IWRA World Water Congress 2003 Madrid Spain
IWRA WWC2003 - default topic
Author(s): Dr Roderic A GILL

Dr Roderic A GILL 

Director, Centre for Ecological Economics and Water Policy Research – CEEWPR - (formerly the Centre for Water Policy Research) University of New England, Armidale, NSW Australia Tel: +61 2 67733998; Fax: +61 2 67733237 Email: roderic.gill@une.edu.au Web: http://www.une.edu.au/cwpr


Article: PDF

Abstract

Growing pressure on scarce water resources presents a daunting challenge to the world in the 21st century. More specifically, the challenge is how to manage consumptive and non-consumptive water uses and interests harmoniously to satisfy the dual imperatives of food security and protection of environmental and social values. The intense debate generated by the report of the World Commission on Dams (2000) is a reflection of the concerns raised when proposals are put forward for storage construction and extensions to infrastructure to gain greater control over water resources for productive use, and which may be seen to be at the expense of environmental quality. These concerns emphasise the need for a credible set of guidelines and processes through which to underpin the design, assessment, governance and management of water development projects, taking full account of environmental, social, economic, financial and technical criteria. This is of particular relevance to international funding bodies charged with the task of ensuring that the limited assistance available is put to best use in achieving technical priorities consistent with environmental prerogatives and human wellbeing.
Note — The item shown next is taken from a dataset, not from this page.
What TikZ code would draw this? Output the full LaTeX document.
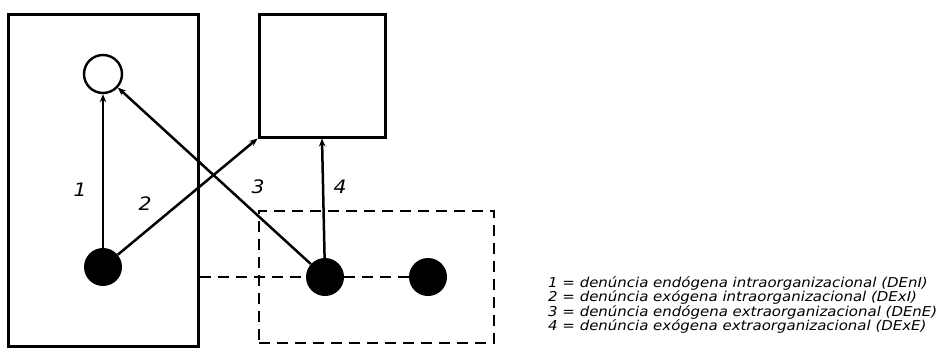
\documentclass[tikz,border=0pt]{standalone}
\usepackage{fontspec}
\setmainfont{DejaVu Sans}
\newfontfamily\legfont{DejaVu Sans}[FakeStretch=1.1]
\usetikzlibrary{arrows.meta}
\begin{document}
\begin{tikzpicture}[x=1pt,y=-1pt,
  box/.style={draw,line width=3pt,minimum width=#1,inner sep=0pt},
  dot/.style={circle,fill=black,minimum size=38pt,inner sep=0pt},
  hollow/.style={circle,draw,line width=2.4pt,minimum size=38pt,inner sep=0pt},
  arr/.style={line width=2.5pt,-{Stealth[length=8pt,width=6.5pt]}},
  dsh/.style={line width=2.8pt,dash pattern=on 11pt off 7pt},
  lbl/.style={font=\legfont\fontsize{18.5}{18.5}\selectfont\itshape,inner sep=0pt},
  leg/.style={font=\legfont\fontsize{13.6}{14.5}\selectfont\itshape,inner sep=0pt,anchor=west,align=left}]
\useasboundingbox (0,0) rectangle (936,351);
\node[box=190pt,minimum height=332pt] (lr) at (103,180) {};
\node[box=126pt,minimum height=123pt] (sq) at (322,75.5) {};
\node[draw,dsh,minimum width=235pt,minimum height=132pt,inner sep=0pt] (dr) at (376.5,277) {};
\node[hollow] (oc) at (103,74) {};
\node[dot] (lc) at (103,267) {};
\node[dot] (mc) at (325,277) {};
\node[dot] (rc) at (428,277) {};
\coordinate (de) at (lr.east |- mc);
\draw[dsh] (de) -- (mc.west);
\draw[dsh] (mc.east) -- (rc.west);
\draw[arr] (lc) -- (oc);
\draw[arr] (lc) -- (sq.south west);
\draw[arr] (mc) -- (oc);
\draw[arr] (mc) -- (sq.south);
\node[lbl] (l1) at (80,190) {1};
\node[lbl] (l2) at (145,204) {2};
\node[lbl] (l3) at (258,187) {3};
\node[lbl] (l4) at (340,187) {4};
\node[leg] (leg) at (548,305) {1 = denúncia endógena intraorganizacional (DEnI)\\
2 = denúncia exógena intraorganizacional (DExI)\\
3 = denúncia endógena extraorganizacional (DEnE)\\
4 = denúncia exógena extraorganizacional (DExE)};
\end{tikzpicture}
\end{document}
This paper summarises a six year journey undertaken by the author and his group to consider, in the first instance, the common elements from the international rhetoric on priorities for resource management in general, and water resources in particular and then, in the second instance, how that rhetoric might be applied in practice. Putting it another way, the central concern is to work out the details of how the new and emerging perspective of ecological economics might be practically applied to the ‘coal face’ of integrated water resources policy development, water resources management and water resources governance. Late last century, the CEEWPR developed a set of guidelines for the assessment of large water resource development projects that embed many of these concerns (Gill, 2001). By a combination of stealth and explicit intent, the guidelines attempted to articulate how water project managers and policy professionals could actually do integrated water resource development planning and assessment in keeping with the latest rhetoric on ‘sustainable development’, ‘triple bottom line’ development and ‘integrated water resources management’ (as only three different versions of essentially the same rhetorical core). While I will provide some more specific details about these guidelines in the next section of this paper, my main concern is to present a much more fundamental set of ideas that I believe are of greater general relevance to this World Water Congress audience.